Sustainable funds have proven to be capable of surviving market gyrations, especially during lows and high volatility. According to a Morningstar report, U.S. sustainable funds witnessed $21.5 billion in net inflows in the first quarter of 2021, which is higher than the previous record and all-time high of $20.5 billion achieved in the fourth quarter of 2020. In fact, sustainable funds witnessed a net flow of $51 billion, which is more than double the total for 2019 ($21.4 billion) and a ten-fold growth from 2018’s $5.4 billion.
So far, most of the global sustainable investment is concentrated in Europe. And records state that nearly 82% of the global market or $1.6 trillion is invested in sustainable funds in the country. Meanwhile, America is the second-largest market with a total value of $270 billion worth of sustainable investment or 13% of the global market.
The prospects of sustainable investing are expanding as millennials who hold the reputation of being socially aware and have a value-driven approach will witness around a $30-trillion intergenerational wealth transfer from baby boomers. Hence, this cohort will drive the change toward investing in sustainable future.
3 Sustainable Fund Picks
Given the positive scenario, we shortlisted three ESG-focused mutual funds. All these funds carry a Zacks Mutual Fund Rank #1 (Strong Buy) or 2 (Buy). In addition, the minimum initial investment for these funds is within $5,000.
We expect these funds to outperform peers in the future. Remember, the goal of the Zacks Mutual Fund Rank is to guide investors to identify potential winners and losers. Unlike most of the fund-rating systems, the Zacks Mutual Fund Rank is not just focused on past performance but also on the likely future success of the fund.

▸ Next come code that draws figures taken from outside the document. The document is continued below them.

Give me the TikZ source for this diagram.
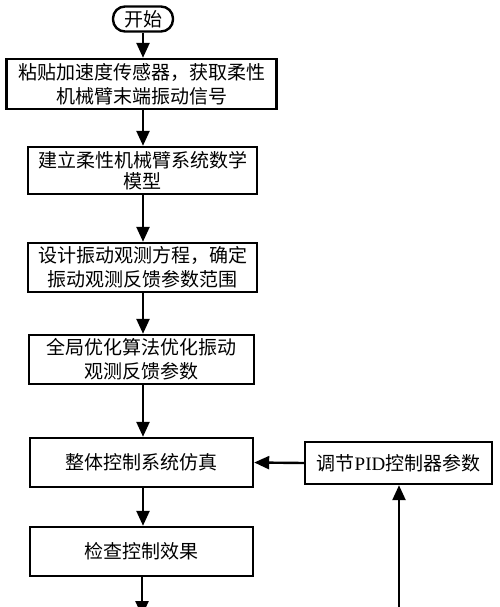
\documentclass[tikz,border=0pt]{standalone}
\usepackage{fontspec}
\newfontfamily\cjk{Noto Sans CJK SC}
\newfontfamily\latinserif{Liberation Serif}
\usetikzlibrary{arrows.meta}
\tikzset{
  box/.style={draw=black, line width=2.4pt, fill=white, align=center, inner sep=0pt,
    font=\cjk\fontsize{19}{24}\selectfont},
  startbox/.style={box, rounded corners=12pt, minimum width=60pt, minimum height=25pt},
  arr/.style={line width=2.4pt, -{Triangle[length=15pt,width=13pt]}}
}
\begin{document}
\begin{tikzpicture}[x=1pt,y=-1pt]
\clip (0,0) rectangle (500,607);
\fill[white] (0,0) rectangle (500,607);
\node[startbox] (s) at (143,19) {开始};
\node[box, minimum width=270pt, minimum height=50pt] (b1) at (141.5,84) {粘贴加速度传感器，获取柔性\\机械臂末端振动信号};
\node[box, minimum width=229pt, minimum height=47pt, font=\cjk\fontsize{19}{21}\selectfont] (b2) at (142.5,170.5) {建立柔性机械臂系统数学\\模型};
\node[box, minimum width=229pt, minimum height=49pt] (b3) at (142.5,267.5) {设计振动观测方程，确定\\振动观测反馈参数范围};
\node[box, minimum width=225pt, minimum height=49pt] (b4) at (141.5,359.5) {全局优化算法优化振动\\观测反馈参数};
\node[box, minimum width=223pt, minimum height=49pt] (b5) at (141.5,462.5) {整体控制系统仿真};
\node[box, minimum width=223pt, minimum height=49pt] (b6) at (141.5,551.5) {检查控制效果};
\node[box, minimum width=187pt, minimum height=42pt] (b7) at (398.5,463) {调节{\latinserif PID}控制器参数};
\coordinate (endd) at (142,616);
\coordinate (loop) at (399,620);
\draw[arr] (s.south) -- (s.south |- b1.north);
\draw[arr] (b1.south -| s.south) -- (s.south |- b2.north);
\draw[arr] (b2.south -| s.south) -- (s.south |- b3.north);
\draw[arr] (b3.south -| s.south) -- (s.south |- b4.north);
\draw[arr] (b4.south -| s.south) -- (s.south |- b5.north);
\draw[arr] (b5.south -| s.south) -- (s.south |- b6.north);
\draw[arr] (b6.south -| endd) -- (endd);
\draw[arr] (b7.west) -- (b5.east);
\draw[arr] (loop) -- (loop |- b7.south);
\end{tikzpicture}
\end{document}
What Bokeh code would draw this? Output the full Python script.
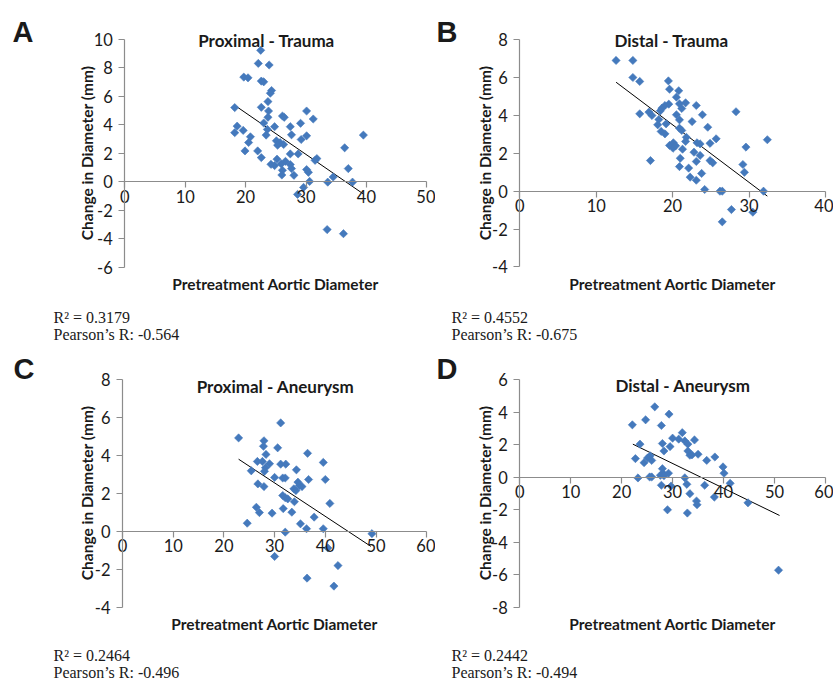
import math
from bokeh.plotting import figure
from bokeh.models import Label, FixedTicker
from bokeh.layouts import row, column
from bokeh.embed import file_html
from bokeh.resources import INLINE

# ---------------- data ----------------
a_x = [22.5, 22.1, 23.9, 19.7, 20.4, 22.6, 23.0, 24.3, 24.1, 23.7, 18.2, 22.6, 23.8, 30.1, 26.1,
       26.4, 31.2, 23.7, 23.0, 29.1, 18.6, 24.8, 27.4, 19.6, 23.6, 18.2, 20.8, 23.4, 27.6, 30.1,
       29.2, 25.1, 25.7, 20.5, 25.3, 26.3, 19.9, 22.0, 27.4, 28.7, 22.6, 25.2, 31.8, 31.5, 36.4,
       39.5, 24.2, 24.8, 25.9, 26.6, 27.4, 26.1, 27.6, 26.0, 28.0, 30.1, 30.4, 37.0, 34.5, 30.6,
       33.6, 37.7, 29.6, 28.6, 33.5, 36.2]
a_y = [9.22, 8.30, 8.19, 7.34, 7.29, 7.06, 7.01, 6.40, 6.21, 5.62, 5.20, 5.22, 4.96, 4.96, 4.61,
       4.52, 4.40, 4.52, 4.12, 4.10, 3.90, 3.86, 3.86, 3.60, 3.67, 3.44, 3.15, 3.27, 3.29, 3.22,
       2.96, 2.87, 2.75, 2.75, 2.56, 2.61, 2.16, 2.16, 1.95, 1.95, 1.69, 1.58, 1.62, 1.50, 2.38,
       3.27, 1.22, 1.13, 1.25, 1.43, 1.20, 0.80, 0.92, 0.47, 0.45, 0.85, 0.66, 0.92, 0.33, 0.02,
       -0.03, -0.03, -0.40, -0.89, -3.36, -3.65]
a_trend_x = [18.2, 39.5]
a_trend_y = [5.36, -0.86]

b_x = [12.6, 14.8, 14.8, 15.7, 19.45, 19.6, 20.8, 20.5, 20.9, 21.7, 23.1, 19.5, 19.0, 18.6, 18.4,
       21.2, 23.9, 28.3, 15.7, 16.9, 17.3, 20.5, 20.9, 22.55, 18.2, 18.05, 19.15, 24.6, 18.5, 19.0,
       21.2, 20.9, 21.8, 21.7, 23.2, 23.6, 24.9, 25.7, 32.4, 19.6, 20.1, 20.06, 20.4, 21.3, 22.8,
       29.6, 23.6, 17.1, 21.0, 23.1, 24.9, 25.25, 29.2, 20.9, 22.1, 23.8, 29.4, 22.3, 23.1, 24.2,
       26.2, 26.5, 31.9, 27.7, 30.5, 26.5]
b_y = [6.91, 6.91, 6.01, 5.80, 5.83, 5.39, 5.31, 4.97, 4.62, 4.67, 4.53, 4.60, 4.53, 4.39, 4.25,
       4.37, 4.04, 4.20, 4.09, 4.18, 4.00, 4.04, 3.77, 3.68, 3.79, 3.51, 3.56, 3.38, 3.16, 3.03,
       3.21, 3.33, 2.85, 2.63, 2.56, 2.50, 2.53, 2.77, 2.72, 2.42, 2.56, 2.27, 2.40, 2.22, 2.06,
       2.33, 1.89, 1.62, 1.74, 1.57, 1.62, 1.50, 1.41, 1.30, 1.22, 0.94, 1.00, 0.74, 0.58, 0.09,
       0.0, 0.0, 0.0, -0.97, -1.11, -1.62]
b_trend_x = [12.6, 32.4]
b_trend_y = [5.76, -0.26]

c_x = [22.9, 31.2, 27.9, 27.8, 30.6, 36.5, 28.3, 26.6, 27.6, 29.0, 28.2, 28.0, 31.2, 32.2, 39.6,
       34.3, 25.4, 30.0, 31.6, 32.1, 36.7, 40.0, 26.7, 27.9, 34.6, 34.9, 35.4, 33.8, 31.6, 32.1,
       32.6, 33.9, 40.9, 26.4, 27.0, 29.5, 31.7, 33.4, 37.8, 24.6, 35.1, 36.3, 39.6, 32.1, 49.2,
       40.5, 30.0, 42.5, 36.4, 41.7, 34.2]
c_y = [4.91, 5.70, 4.76, 4.47, 4.39, 4.10, 4.04, 3.67, 3.67, 3.55, 3.34, 3.15, 3.53, 3.53, 3.62,
       3.23, 3.18, 2.83, 2.80, 2.80, 2.72, 2.72, 2.49, 2.35, 2.58, 2.40, 2.35, 2.23, 1.88, 1.76,
       1.70, 1.55, 1.46, 1.26, 0.98, 0.95, 1.19, 1.00, 0.74, 0.42, 0.39, 0.13, 0.13, -0.05, -0.13,
       -0.88, -1.33, -1.81, -2.47, -2.89, 2.14]
c_trend_x = [22.9, 49.0]
c_trend_y = [3.79, -0.80]

d_x = [26.5, 29.3, 24.7, 22.1, 27.8, 31.9, 30.0, 31.2, 32.4, 34.3, 33.0, 23.6, 28.0, 29.5, 28.3,
       33.0, 33.4, 35.0, 38.3, 22.7, 25.6, 25.1, 24.4, 25.9, 36.7, 39.9, 40.1, 28.0, 28.1, 29.2,
       27.6, 25.9, 25.5, 23.2, 32.4, 41.3, 27.8, 29.7, 32.8, 36.3, 33.4, 38.2, 34.7, 34.8, 44.8,
       29.0, 32.9, 50.8, 33.8, 28.3]
d_y = [4.34, 3.89, 3.54, 3.23, 3.19, 2.75, 2.41, 2.35, 2.24, 2.30, 2.04, 2.04, 2.08, 1.89, 1.62,
       1.62, 1.36, 1.42, 1.25, 1.15, 1.32, 1.19, 0.90, 1.04, 1.04, 0.64, 0.25, 0.53, 0.25, 0.25,
       0.12, 0.02, 0.02, -0.04, -0.03, -0.37, -0.49, -0.54, -0.43, -0.49, -1.01, -1.22, -1.46,
       -1.69, -1.57, -2.00, -2.20, -5.72, 1.38, 0.10]
d_trend_x = [22.2, 51.0]
d_trend_y = [2.04, -2.35]

titles = ["Proximal - Trauma", "Distal - Trauma", "Proximal - Aneurysm", "Distal - Aneurysm"]
letters = ["A", "B", "C", "D"]
r2_texts = ["R\u00b2 = 0.3179", "R\u00b2 = 0.4552", "R\u00b2 = 0.2464", "R\u00b2 = 0.2442"]
pearson_texts = ["Pearson\u2019s R: -0.564", "Pearson\u2019s R: -0.675",
                 "Pearson\u2019s R: -0.496", "Pearson\u2019s R: -0.494"]
x_ticks = [[0, 10, 20, 30, 40, 50], [0, 10, 20, 30, 40],
           [0, 10, 20, 30, 40, 50, 60], [0, 10, 20, 30, 40, 50, 60]]
y_ticks = [[-6, -4, -2, 0, 2, 4, 6, 8, 10], [-4, -2, 0, 2, 4, 6, 8],
           [-4, -2, 0, 2, 4, 6, 8], [-8, -6, -4, -2, 0, 2, 4, 6]]
x_label = "Pretreatment Aortic Diameter"
y_label = "Change in Diameter (mm)"

MARKER = "#4479BC"
AXIS = "#8C8C8C"
TXT = "#1a1a1a"

# ---------------- layout (page pixels) ----------------
# figure box: left, top, width, height ; scale: page x of x=0, px per x unit, page y of y=0, px per y unit
boxes = [(0, 0, 435, 343), (435, 0, 398, 343), (0, 343, 435, 338), (435, 343, 398, 338)]
scales = [(124.3, 6.04, 181.2, 14.25), (519.3, 7.64, 190.7, 18.92),
          (122.0, 5.07, 530.7, 19.0), (519.3, 5.093, 476.8, 16.24)]
# text anchors in page pixels (r2 = first line baseline, gap = line spacing)
text_pos = [
    dict(letter=(12, 31), title=(266, 39.5), xlab=(275, 283), ylab=(86, 152.5), r2=(53, 317), gap=17),
    dict(letter=(436, 31), title=(671, 39.5), xlab=(672, 283), ylab=(484, 152.5), r2=(451, 317), gap=17),
    dict(letter=(13, 368), title=(275, 385.5), xlab=(274, 623), ylab=(86, 492.5), r2=(53, 655), gap=16.5),
    dict(letter=(436, 368), title=(682.5, 385), xlab=(672, 623), ylab=(484, 492.5), r2=(451, 655), gap=16.5),
]


def make_panel(i, xs, ys, tx, ty):
    fl, ft, W, H = boxes[i]
    x0, kx, y0, ky = scales[i]
    xs0 = (fl - x0) / kx
    ys1 = (y0 - ft) / ky
    p = figure(width=W, height=H,
               x_range=(xs0, xs0 + W / kx), y_range=(ys1 - H / ky, ys1),
               output_backend="svg", toolbar_location=None,
               min_border_left=0, min_border_right=0, min_border_top=0, min_border_bottom=0)
    p.xgrid.visible = False
    p.ygrid.visible = False
    p.outline_line_color = None
    p.background_fill_color = "white"
    p.border_fill_color = "white"

    xt, yt = x_ticks[i], y_ticks[i]
    p.xaxis.fixed_location = 0
    p.yaxis.fixed_location = 0
    p.xaxis.bounds = (xt[0], xt[-1])
    p.yaxis.bounds = (yt[0], yt[-1])
    p.xaxis.ticker = FixedTicker(ticks=xt)
    p.yaxis.ticker = FixedTicker(ticks=yt)
    p.xaxis.major_label_overrides = {t: str(t) for t in xt}
    p.yaxis.major_label_overrides = {t: str(t) for t in yt}
    for ax in (p.xaxis, p.yaxis):
        ax.axis_line_color = AXIS
        ax.axis_line_width = 1.2
        ax.major_tick_line_color = AXIS
        ax.major_tick_line_width = 1.2
        ax.major_tick_in = 0
        ax.major_tick_out = 6
        ax.minor_tick_line_color = None
        ax.major_label_text_font = "Lato"
        ax.major_label_text_font_size = "16.5px"
        ax.major_label_text_color = TXT
    p.xaxis.major_label_standoff = 2
    p.yaxis.major_label_standoff = 6

    p.line(tx, ty, line_color="black", line_width=1)
    p.scatter(xs, ys, marker="square", angle=math.pi / 4, size=5.8, fill_color=MARKER,
              line_color=MARKER, line_width=0.6)

    bottom = ft + H

    def add(pos, text, size, font="Lato", bold=False, align="left", angle=0.0, dy=0.0):
        p.add_layout(Label(x=pos[0] - fl, y=bottom - pos[1] - dy, x_units="screen",
                           y_units="screen", text=text,
                           text_font=font, text_font_size=size,
                           text_font_style="bold" if bold else "normal",
                           text_align=align, text_baseline="alphabetic",
                           angle=angle, text_color=TXT))

    tp = text_pos[i]
    add(tp["letter"], letters[i], "29px", font="Liberation Sans", bold=True)
    add(tp["title"], titles[i], "17px", bold=True, align="center")
    add(tp["xlab"], x_label, "15.5px", bold=True, align="center")
    add(tp["ylab"], y_label, "15.5px", bold=True, align="center", angle=math.pi / 2)
    add(tp["r2"], r2_texts[i], "16px", font="Liberation Serif")
    add(tp["r2"], pearson_texts[i], "16px", font="Liberation Serif", dy=tp["gap"])
    return p


data = [(a_x, a_y, a_trend_x, a_trend_y), (b_x, b_y, b_trend_x, b_trend_y),
        (c_x, c_y, c_trend_x, c_trend_y), (d_x, d_y, d_trend_x, d_trend_y)]

panels = [make_panel(i, *data[i]) for i in range(4)]

layout = column(row(panels[0], panels[1]), row(panels[2], panels[3]))

open("out.html", "w").write(file_html(layout, INLINE))
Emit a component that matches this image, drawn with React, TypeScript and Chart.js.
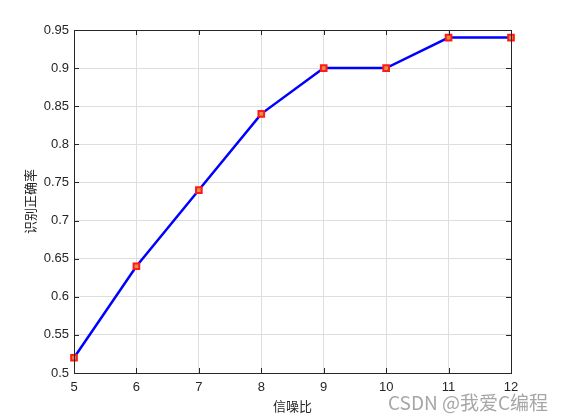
import React, { useEffect, useRef } from "react";
import { Chart, registerables } from "chart.js";

Chart.register(...registerables);

const snrValues = [5, 6, 7, 8, 9, 10, 11, 12];
const accuracy = [0.52, 0.64, 0.74, 0.84, 0.9, 0.9, 0.94, 0.94];
const xTicks = [5, 6, 7, 8, 9, 10, 11, 12];
const yTicks = [0.5, 0.55, 0.6, 0.65, 0.7, 0.75, 0.8, 0.85, 0.9, 0.95];
const yTickLabels = ["0.5", "0.55", "0.6", "0.65", "0.7", "0.75", "0.8", "0.85", "0.9", "0.95"];
const xLabel = "信噪比";
const yLabel = "识别正确率";
const watermark = "CSDN @我爱C编程";

const axisColor = "#262626";
const tickFont = { family: "'Liberation Sans', Arial, sans-serif", size: 13 };
const cjkFont = "'Noto Sans CJK SC', sans-serif";

const boxPlugin = {
  id: "matlabBox",
  afterDraw(chart: any) {
    const { ctx, chartArea } = chart;
    const { left, right, top, bottom } = chartArea;
    const xs = chart.scales.x;
    const ys = chart.scales.y;
    ctx.save();
    ctx.strokeStyle = axisColor;
    ctx.lineWidth = 1;
    ctx.strokeRect(Math.round(left) + 0.5, Math.round(top) + 0.5, Math.round(right - left), Math.round(bottom - top));
    const tl = 5;
    ctx.beginPath();
    xTicks.forEach((v) => {
      const px = Math.round(xs.getPixelForValue(v)) + 0.5;
      ctx.moveTo(px, bottom);
      ctx.lineTo(px, bottom - tl);
      ctx.moveTo(px, top);
      ctx.lineTo(px, top + tl);
    });
    yTicks.forEach((v) => {
      const py = Math.round(ys.getPixelForValue(v)) + 0.5;
      ctx.moveTo(left, py);
      ctx.lineTo(left + tl, py);
      ctx.moveTo(right, py);
      ctx.lineTo(right - tl, py);
    });
    ctx.stroke();
    ctx.font = `19px ${cjkFont}`;
    ctx.fillStyle = "rgba(150,150,150,0.85)";
    ctx.textBaseline = "middle";
    ctx.textAlign = "left";
    ctx.fillText(watermark, 388, 403);
    ctx.restore();
  },
};

export default function App() {
  const ref = useRef<HTMLCanvasElement | null>(null);
  useEffect(() => {
    if (!ref.current) return;
    const chart = new Chart(ref.current, {
      type: "line",
      data: {
        datasets: [
          {
            data: snrValues.map((x, i) => ({ x, y: accuracy[i] })),
            borderColor: "#0000ff",
            borderWidth: 2.5,
            pointStyle: "rect",
            pointRadius: 4,
            pointBorderColor: "#ff1a1a",
            pointBackgroundColor: "#e09040",
            pointBorderWidth: 2,
            tension: 0,
            clip: false as any,
          },
        ],
      },
      options: {
        animation: false,
        responsive: true,
        maintainAspectRatio: false,
        layout: { padding: { top: 30, right: 50, left: 0, bottom: 0 } },
        plugins: { legend: { display: false }, tooltip: { enabled: false } },
        scales: {
          x: {
            type: "linear",
            min: 5,
            max: 12,
            afterBuildTicks: (s: any) => {
              s.ticks = xTicks.map((v) => ({ value: v }));
            },
            afterFit: (s: any) => {
              s.height = 45;
            },
            grid: { color: "#dedede", drawTicks: false, tickLength: 0 },
            border: { display: false },
            ticks: { color: axisColor, font: tickFont, padding: 7, maxRotation: 0 },
            title: {
              display: true,
              text: xLabel,
              color: axisColor,
              font: { family: cjkFont, size: 13 },
              padding: { top: 0, bottom: 4 },
            },
          },
          y: {
            type: "linear",
            min: 0.5,
            max: 0.95,
            afterBuildTicks: (s: any) => {
              s.ticks = yTicks.map((v) => ({ value: v }));
            },
            afterFit: (s: any) => {
              s.width = 74;
            },
            grid: { color: "#dedede", drawTicks: false, tickLength: 0 },
            border: { display: false },
            ticks: {
              color: axisColor,
              font: tickFont,
              padding: 5,
              callback: (v: any) => {
                const i = yTicks.findIndex((t) => Math.abs(t - v) < 1e-6);
                return i >= 0 ? yTickLabels[i] : "";
              },
            },
            title: {
              display: true,
              text: yLabel,
              color: axisColor,
              font: { family: cjkFont, size: 13 },
              padding: { top: 22, bottom: 0 },
            },
          },
        },
      },
      plugins: [boxPlugin],
    });
    return () => chart.destroy();
  }, []);
  return (
    <div style={{ position: "fixed", left: 0, top: 0, width: 561, height: 418, background: "#fff" }}>
      <canvas ref={ref} />
    </div>
  );
}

The question here is why should investors consider mutual funds? Reduced transaction costs and diversification of portfolio without several commission charges that are associated with stock purchases are primarily why one should be parking money in mutual funds (read more: Mutual Funds: Advantages, Disadvantages, and How They Make Investors Money).
New Alternatives Fund Class A NALFX seeks long-term capital growth with income as its secondary objective. It primarily invests in common stocks of companies and even in other equity securities such as real estate investment trusts and American Depository Receipts.
This Zacks sector – Other product has a history of positive total returns for more than 10 years. Specifically, NALFX has a three and five-year returns of 29.4% and 20.8%, respectively. To see how this fund performed compared in its category, and other 1 and 2 Ranked Mutual Funds, please click here.
NALFX carries a Zacks Mutual Fund Rank #1 and has an annual expense ratio of 0.96% compared to the category average of 1.26%.
Calvert Equity Fund Class A CSIEX aims for growth of capital through investment in stocks believed to offer opportunities for potential capital appreciation. The fund invests majority of assets in common stocks of companies that rank among the top 1,000 U.S.-listed companies.
This Zacks Large Cap Growth product has a history of positive total returns for more than 10 years. Specifically, CSIEX has a three and five-year returns of 23 % and 19.7%, respectively. To see how this fund performed compared in its category, and other 1 and 2 Ranked Mutual Funds, please click here.
CSIEX carries a Zacks Mutual Fund Rank #2 and has an annual expense ratio of 1.24% compared to the category average of 1.26%.
Parnassus Mid Cap Growth Fund – Investor PARNX aims for capital appreciation. The fund invests majority of assets in mid-sized growth companies.
This Zacks Sector – Large Cap Value has a history of positive total returns for more than 10 years. Specifically, PARNX has returned 17.5% and 15.3% for the three and five-year periods, respectively. To see how this fund performed compared to its category, and other 1 and 2 Ranked Mutual Funds, please click here.
PARNX carries a Zacks Mutual Fund Rank #2 and has an annual expense ratio of 0.83%, which is below the category average of 1.09%.